Existem já alguns filmes que, ao partirem de uma destruição, de uma guerra, seja ela qual for, procuram atingir um equilíbrio, uma união de sentimentos, ao fixarem-se e ao estabelecerem um paralelismo entre o caos e uma outra história, de outra natureza, que é introduzida no meio desse caos. No fundo, é o caso de "Casablanca" ou de "O Doutor Jivago" que se apropriam da guerra e do estado caótico que dela advém para nos dar a conhecer uma história de amor sem limites e que supera qualquer adversidade. Dir-se-á que se aproveitam e tomam como pretexto uma guerra, mas fixam-se numa história paralela, ficcional, e experimentam e trabalham as relações afectuosas e a forma como as mesmas podem ser condicionadas num ambiente de destruição e desequilíbrio. Quero com isto chegar, e penso que me fiz entender, que "O Rapaz de Pijama às Riscas" parte desse princípio, toma como pano de fundo a II Guerra Mundial, no seio de uma família nazi condicionada por um pai, coronel de Hitler e do seu regime que, recentemente promovido, arrasta a sua família para uma nova casa, numa nova cidade a propósito de uma missão que deve levar a cabo.

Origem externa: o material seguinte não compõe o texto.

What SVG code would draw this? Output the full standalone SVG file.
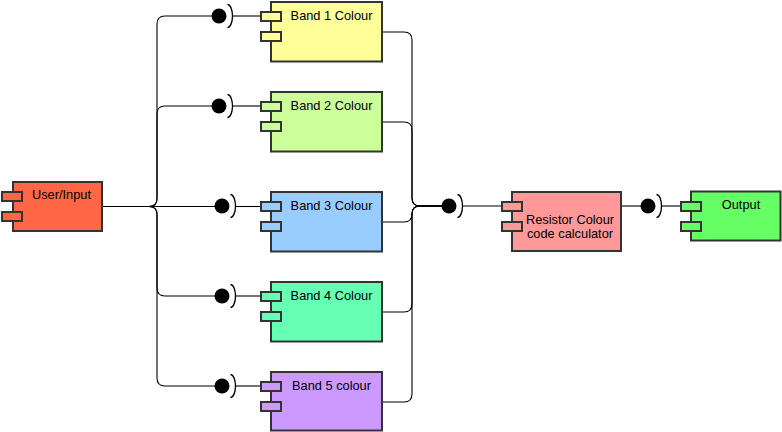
<svg xmlns="http://www.w3.org/2000/svg" width="782" height="432" viewBox="0 0 782 432">
  <defs>
    <style>
      .box { stroke: #333333; stroke-width: 2; }
      .port { stroke: #333333; stroke-width: 2; }
      .lbl { font-family: "Liberation Sans", Arial, sans-serif; font-size: 12.8px; fill: #000000; text-anchor: middle; }
      .wire { fill: none; stroke: #000000; stroke-width: 1.1; }
      .socket { fill: none; stroke: #000000; stroke-width: 1.3; }
    </style>
    <!-- provided/required interface: ball with a socket arc -->
    <g id="lollipop">
      <path class="socket" d="M 8.5 -11.5 A 5 11.5 0 0 1 8.5 11.5"/>
      <circle r="7.5" fill="#000000"/>
    </g>
  </defs>

  <rect width="782" height="432" fill="#ffffff"/>

  <g id="connectors">
    <!-- User/Input fan-out to the band interfaces -->
    <path class="wire" d="M102 206.5 H149 Q157 206.5 157 198.5 V24 Q157 16 165 16 H215"/>
    <path class="wire" d="M102 206.5 H149 Q157 206.5 157 198.5 V114 Q157 106 165 106 H215"/>
    <path class="wire" d="M102 206.5 H218"/>
    <path class="wire" d="M102 206.5 H149 Q157 206.5 157 214.5 V288 Q157 296 165 296 H218"/>
    <path class="wire" d="M102 206.5 H149 Q157 206.5 157 214.5 V378 Q157 386 165 386 H218"/>

    <!-- socket to component port -->
    <path class="wire" d="M232.5 16 H261"/>
    <path class="wire" d="M232.5 106 H261"/>
    <path class="wire" d="M235.5 206.5 H261"/>
    <path class="wire" d="M235.5 296 H261"/>
    <path class="wire" d="M235.5 386 H261"/>

    <!-- bands merge into the calculator interface -->
    <path class="wire" d="M382 32 H404 Q412 32 412 40 V198 Q412 206 420 206 H449"/>
    <path class="wire" d="M382 122 H404 Q412 122 412 130 V198 Q412 206 420 206 H449"/>
    <path class="wire" d="M382 222 H404 Q412 222 412 214 Q412 206 420 206 H449"/>
    <path class="wire" d="M382 312 H404 Q412 312 412 304 V214 Q412 206 420 206 H449"/>
    <path class="wire" d="M382 402 H404 Q412 402 412 394 V214 Q412 206 420 206 H449"/>
    <path class="wire" d="M462 206 H502"/>

    <!-- calculator to output -->
    <path class="wire" d="M621 206 H648"/>
    <path class="wire" d="M661 206 H681"/>

    <!-- interface symbols -->
    <use href="#lollipop" x="219" y="16"/>
    <use href="#lollipop" x="219" y="106"/>
    <use href="#lollipop" x="222" y="206"/>
    <use href="#lollipop" x="222" y="296"/>
    <use href="#lollipop" x="222" y="386"/>
    <use href="#lollipop" x="449" y="206"/>
    <use href="#lollipop" x="648" y="206"/>
  </g>

  <g id="user-input">
    <rect class="box" x="13" y="182" width="89" height="49" fill="#FF6645"/>
    <rect class="port" x="2" y="192" width="20" height="9" fill="#FF6645"/>
    <rect class="port" x="2" y="212" width="20" height="9" fill="#FF6645"/>
    <text class="lbl" x="61.5" y="199">User/Input</text>
  </g>

  <g id="band-1">
    <rect class="box" x="271" y="2" width="111" height="59.5" fill="#FFFF99"/>
    <rect class="port" x="261" y="12" width="20" height="9" fill="#FFFF99"/>
    <rect class="port" x="261" y="32" width="20" height="9" fill="#FFFF99"/>
    <text class="lbl" x="331.5" y="20">Band 1 Colour</text>
  </g>

  <g id="band-2">
    <rect class="box" x="271" y="92" width="111" height="59.5" fill="#CCFF99"/>
    <rect class="port" x="261" y="102" width="20" height="9" fill="#CCFF99"/>
    <rect class="port" x="261" y="122" width="20" height="9" fill="#CCFF99"/>
    <text class="lbl" x="331.5" y="110">Band 2 Colour</text>
  </g>

  <g id="band-3">
    <rect class="box" x="271" y="192" width="111" height="59.5" fill="#99CCFF"/>
    <rect class="port" x="261" y="202" width="20" height="9" fill="#99CCFF"/>
    <rect class="port" x="261" y="222" width="20" height="9" fill="#99CCFF"/>
    <text class="lbl" x="331.5" y="210">Band 3 Colour</text>
  </g>

  <g id="band-4">
    <rect class="box" x="271" y="282" width="111" height="59.5" fill="#66FFB3"/>
    <rect class="port" x="261" y="292" width="20" height="9" fill="#66FFB3"/>
    <rect class="port" x="261" y="312" width="20" height="9" fill="#66FFB3"/>
    <text class="lbl" x="331.5" y="300">Band 4 Colour</text>
  </g>

  <g id="band-5">
    <rect class="box" x="271" y="372" width="111" height="58.5" fill="#CC99FF"/>
    <rect class="port" x="261" y="382" width="20" height="9" fill="#CC99FF"/>
    <rect class="port" x="261" y="402" width="20" height="9" fill="#CC99FF"/>
    <text class="lbl" x="331.5" y="390">Band 5 colour</text>
  </g>

  <g id="calculator">
    <rect class="box" x="512" y="192" width="109" height="59" fill="#FF9999"/>
    <rect class="port" x="502" y="202" width="20" height="9" fill="#FF9999"/>
    <rect class="port" x="502" y="222" width="20" height="9" fill="#FF9999"/>
    <text class="lbl" x="570" y="223.5">Resistor Colour</text>
    <text class="lbl" x="570" y="237.5">code calculator</text>
  </g>

  <g id="output">
    <rect class="box" x="691" y="191.5" width="89.5" height="49" fill="#66FF66"/>
    <rect class="port" x="681" y="202" width="20" height="9" fill="#66FF66"/>
    <rect class="port" x="681" y="222" width="20" height="9" fill="#66FF66"/>
    <text class="lbl" x="741" y="208.5">Output</text>
  </g>
</svg>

Penso que é inevitável compararmos "O Rapaz de Pijama às Riscas" com "O Império do Sol" de Steven Spielberg, indiscutivelmente um dos melhores filmes do realizador. Ambos partem da II Guerra e ambos abordam a questão do nazismo segundo a perspectiva de uma criança, apesar de serem duas perspectivas diferentes. Enquanto que o primeiro nos leva à questão mais dramática, o segundo leva-nos à questão da esperança. São filmes que têm tanto em comum como o que não têm. Ainda assim, arriscaria dizer que "O Império do Sol" ficará sempre com o lado épico que "O Rapaz de Pijama às Riscas" não conseguirá alcançar. Este é um filme dedicado ao verdadeiro sentimento da amizade, da partilha, da inocência e, principalmente, das consequências do acaso. É uma aprendizagem dura da realidade cruel do nazismo a que não ficamos indiferentes. É partir de uma fragilidade de sentimentos, de amigos deixados para trás, de um lar, de uma família, e ser atingido pelo que acreditamos não ser possível. É assistir à violência e à hipocrisia nazista.

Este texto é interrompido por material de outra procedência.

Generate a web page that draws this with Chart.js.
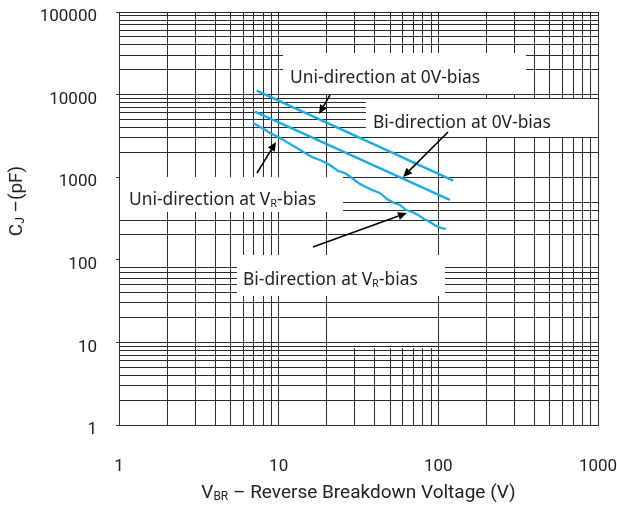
<!DOCTYPE html>
<html><head><meta charset="utf-8">
<script src="https://cdn.jsdelivr.net/npm/chart.js@4.4.1/dist/chart.umd.min.js"></script>
<style>html,body{margin:0;padding:0;background:#fff}#wrap{width:617px;height:523px}</style>
</head><body><div id="wrap"><canvas id="c" width="617" height="523"></canvas></div>
<script>
// ---- data ----
const xTickValues = [1,2,3,4,5,6,7,8,9,10,20,30,40,50,60,70,80,90,100,200,300,400,500,600,700,800,900,1000];
const yTickValues = [1,2,3,4,5,6,7,8,9,10,20,30,40,50,60,70,80,90,100,200,300,400,500,600,700,800,900,
  1000,2000,3000,4000,5000,6000,7000,8000,9000,10000,20000,30000,40000,50000,60000,70000,80000,90000,100000];
const xMajorLabels = [1,10,100,1000];
const yMajorLabels = [1,10,100,1000,10000,100000];

const uni0V_V = [7.28, 124];
const uni0V_C = [11150, 910];
const bi0V_V = [7.1, 118];
const bi0V_C = [6210, 530];
const vrBias_V = [6.91,7.86,8.83,10.2,11.78,13.02,14.62,16.17,18.15,20.97,23.53,26.03,28.8,32.3,35.2,38.4,43.1,47.7,52.8,57.5,62.7,68.4,74.6,81.3,88.7,96.7,103.9,111.7];
const vrBias_C = [4531,3941,3429,2983,2523,2257,1963,1756,1615,1405,1189,1124,978,827,761,700,644,545,487,461,401,379,349,312,287,257,243,236];

// annotation labels: [x1,x2,y1,y2] box in data units, text anchor (left x, middle y)
const labelTexts = ['Uni-direction at 0V-bias','Bi-direction at 0V-bias','Uni-direction at V|R|-bias','Bi-direction at V|R|-bias'];
const labelBoxes = [[10.49,354,31880,10170],[34.7,1000,8845,3067],[1,25.3,1006,379],[5.40,110,114.3,36.5]];
const labelAnchors = [[11.78,15890],[38.97,4531],[1.155,530],[5.98,56.9]];
// arrows: [fromV, fromC, tipV, tipC]
const arrows = [[20.97,9890,17.89,5824],[115,3525,60.1,1006],[7.32,1124,9.62,2669],[16.4,142.9,63.6,368.6]];
// places where the printed grid has no lines: [x1,x2,y1,y2] in data units
const vGridGaps = [[25,97,8.5,10000]];
const hGridGaps = [[1,1000,560,950],[1,1000,83,120]];

const pts = (xs, ys) => xs.map((x, i) => ({x, y: ys[i]}));
const BLUE = '#19ADE8';
const GRID = '#2b2b2b';

function drawRich(ctx, x, y, text, size, family) {
  const parts = text.split('|');
  let cx = x;
  parts.forEach((p, i) => {
    const sub = i % 2 === 1;
    ctx.font = (sub ? Math.round(size * 0.62) : size) + 'px ' + family;
    ctx.fillText(p, cx, sub ? y + size * 0.22 : y);
    cx += ctx.measureText(p).width;
  });
  return cx - x;
}
function measureRich(ctx, text, size, family) {
  const parts = text.split('|');
  let w = 0;
  parts.forEach((p, i) => {
    ctx.font = (i % 2 ? Math.round(size * 0.62) : size) + 'px ' + family;
    w += ctx.measureText(p).width;
  });
  return w;
}
const align = p => Math.round(p - 0.5) + 0.5;

function clipOut(ctx, a, gaps, x, y) {
  ctx.beginPath();
  ctx.rect(a.left - 2, a.top - 2, a.right - a.left + 4, a.bottom - a.top + 4);
  gaps.forEach(g => {
    const x1 = x.getPixelForValue(g[0]), x2 = x.getPixelForValue(g[1]);
    const y1 = y.getPixelForValue(g[3]), y2 = y.getPixelForValue(g[2]);
    ctx.rect(x1, y1, x2 - x1, y2 - y1);
  });
  ctx.clip('evenodd');
}

const overlay = {
  id: 'overlay',
  beforeDatasetsDraw(chart) {
    const {ctx, chartArea: a, scales: {x, y}} = chart;
    ctx.save();
    ctx.strokeStyle = GRID;
    ctx.lineWidth = 1;
    ctx.save();
    clipOut(ctx, a, vGridGaps, x, y);
    ctx.beginPath();
    xTickValues.forEach(v => {
      const px = align(x.getPixelForValue(v));
      ctx.moveTo(px, a.top); ctx.lineTo(px, a.bottom);
    });
    ctx.stroke();
    ctx.restore();
    ctx.save();
    clipOut(ctx, a, hGridGaps, x, y);
    ctx.beginPath();
    yTickValues.forEach(v => {
      const py = align(y.getPixelForValue(v));
      ctx.moveTo(a.left, py); ctx.lineTo(a.right, py);
    });
    ctx.stroke();
    ctx.restore();
    ctx.fillStyle = '#fff';
    labelBoxes.forEach(b => {
      const x1 = x.getPixelForValue(b[0]), x2 = x.getPixelForValue(b[1]);
      const y1 = y.getPixelForValue(b[2]), y2 = y.getPixelForValue(b[3]);
      ctx.fillRect(x1 + 1, y1, x2 - x1 - 1, y2 - y1);
    });
    ctx.fillStyle = '#222';
    ctx.textBaseline = 'middle';
    ctx.textAlign = 'left';
    labelTexts.forEach((t, i) => {
      drawRich(ctx, x.getPixelForValue(labelAnchors[i][0]), y.getPixelForValue(labelAnchors[i][1]), t, 17.4, '"Noto Sans", sans-serif');
    });
    ctx.restore();
  },
  afterDatasetsDraw(chart) {
    const {ctx, scales: {x, y}} = chart;
    ctx.save();
    ctx.strokeStyle = '#000';
    ctx.fillStyle = '#000';
    ctx.lineWidth = 1.6;
    arrows.forEach(a => {
      const x0 = x.getPixelForValue(a[0]), y0 = y.getPixelForValue(a[1]);
      const x1 = x.getPixelForValue(a[2]), y1 = y.getPixelForValue(a[3]);
      const ang = Math.atan2(y1 - y0, x1 - x0);
      const hl = 9, hw = 4;
      const bx = x1 - hl * Math.cos(ang), by = y1 - hl * Math.sin(ang);
      ctx.beginPath(); ctx.moveTo(x0, y0); ctx.lineTo(bx, by); ctx.stroke();
      ctx.beginPath();
      ctx.moveTo(x1, y1);
      ctx.lineTo(bx + hw * Math.sin(ang), by - hw * Math.cos(ang));
      ctx.lineTo(bx - hw * Math.sin(ang), by + hw * Math.cos(ang));
      ctx.closePath(); ctx.fill();
    });
    ctx.restore();
  },
  afterDraw(chart) {
    const {ctx, chartArea} = chart;
    ctx.save();
    ctx.fillStyle = '#222';
    ctx.textBaseline = 'middle';
    ctx.textAlign = 'left';
    const fam = 'Roboto, sans-serif';
    const xt = 'V|BR| – Reverse Breakdown Voltage (V)';
    const w = measureRich(ctx, xt, 19, fam);
    drawRich(ctx, (chartArea.left + chartArea.right) / 2 - w / 2, 493, xt, 19, fam);
    const yt = 'C|J| –(pF)';
    const w2 = measureRich(ctx, yt, 19, fam);
    ctx.translate(17, 201);
    ctx.rotate(-Math.PI / 2);
    drawRich(ctx, -w2 / 2, 0, yt, 19, fam);
    ctx.restore();
  }
};

const isMajor = (v, list) => list.includes(v);

new Chart(document.getElementById('c'), {
  type: 'line',
  data: {
    datasets: [
      {label: 'Uni-direction at 0V-bias', data: pts(uni0V_V, uni0V_C), borderColor: BLUE, borderWidth: 2.5, pointRadius: 0, tension: 0},
      {label: 'Bi-direction at 0V-bias', data: pts(bi0V_V, bi0V_C), borderColor: BLUE, borderWidth: 2.5, pointRadius: 0, tension: 0},
      {label: 'V_R-bias', data: pts(vrBias_V, vrBias_C), borderColor: BLUE, borderWidth: 2.2, pointRadius: 0, tension: 0}
    ]
  },
  options: {
    responsive: false,
    animation: false,
    devicePixelRatio: 1,
    layout: {padding: {top: 12, right: 19, left: 0, bottom: 0}},
    plugins: {legend: {display: false}, tooltip: {enabled: false}},
    scales: {
      x: {
        type: 'logarithmic', min: 1, max: 1000,
        afterBuildTicks: s => { s.ticks = xTickValues.map(v => ({value: v, major: isMajor(v, xMajorLabels)})); },
        afterFit: s => { s.height = 98; s.paddingLeft = 0; s.paddingRight = 0; },
        grid: {color: 'rgba(0,0,0,0)', lineWidth: 1, drawTicks: false},
        border: {color: '#2b2b2b', width: 1},
        ticks: {
          autoSkip: false, maxRotation: 0, padding: 32, color: '#222',
          font: {family: 'Roboto', size: 17},
          callback: v => isMajor(v, xMajorLabels) ? String(v) : ''
        }
      },
      y: {
        type: 'logarithmic', min: 1, max: 100000,
        afterBuildTicks: s => { s.ticks = yTickValues.map(v => ({value: v, major: isMajor(v, yMajorLabels)})); },
        afterFit: s => { s.width = 119; s.paddingTop = 0; s.paddingBottom = 0; },
        grid: {color: 'rgba(0,0,0,0)', lineWidth: 1, tickLength: 3,
          tickColor: c => (c.tick && isMajor(c.tick.value, yMajorLabels)) ? '#333' : 'rgba(0,0,0,0)'},
        border: {color: '#2b2b2b', width: 1},
        ticks: {
          autoSkip: false, padding: 19, color: '#222', labelOffset: 5,
          font: {family: 'Roboto', size: 17},
          callback: v => isMajor(v, yMajorLabels) ? String(v) : ''
        }
      }
    }
  },
  plugins: [overlay]
});
</script></body></html>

Através de Bruno, da sua visão e consciência inocente, somos conduzidos à Alemanha Nazi, em plena e forte ditadura Hitleriana, no seio de uma família que se antevê fragmentada de opiniões em relação ao regime Alemão. Por um lado o pai (David Thewlis), acabado de ser promovido a Coronel, feições rígidas, ásperas e demasiadamente frias, é apoiado pelo seu pai, avô de Bruno. A mãe (Vera Farmiga) mostrar-se-á tão inocente quanto o filho. Segue o marido para todo o lado, apoia-o e orgulha-se do seu trabalho enquanto militar, mas desconhece do que verdadeiramente faz e para o que contribui. Há ainda a avó, única que entende Bruno e a sua singularidade, opõem-se ao regime, não esconde a sua opinião nem teme as consequências, ao passo de que a irmã Gretel, a propósito de uma paixoneta com um dos soldados do pai se vai desfazer sua própria inocência para apoiar e amar Hitler e o nazismo quase tanto como ao próprio soldado por quem se apaixonou.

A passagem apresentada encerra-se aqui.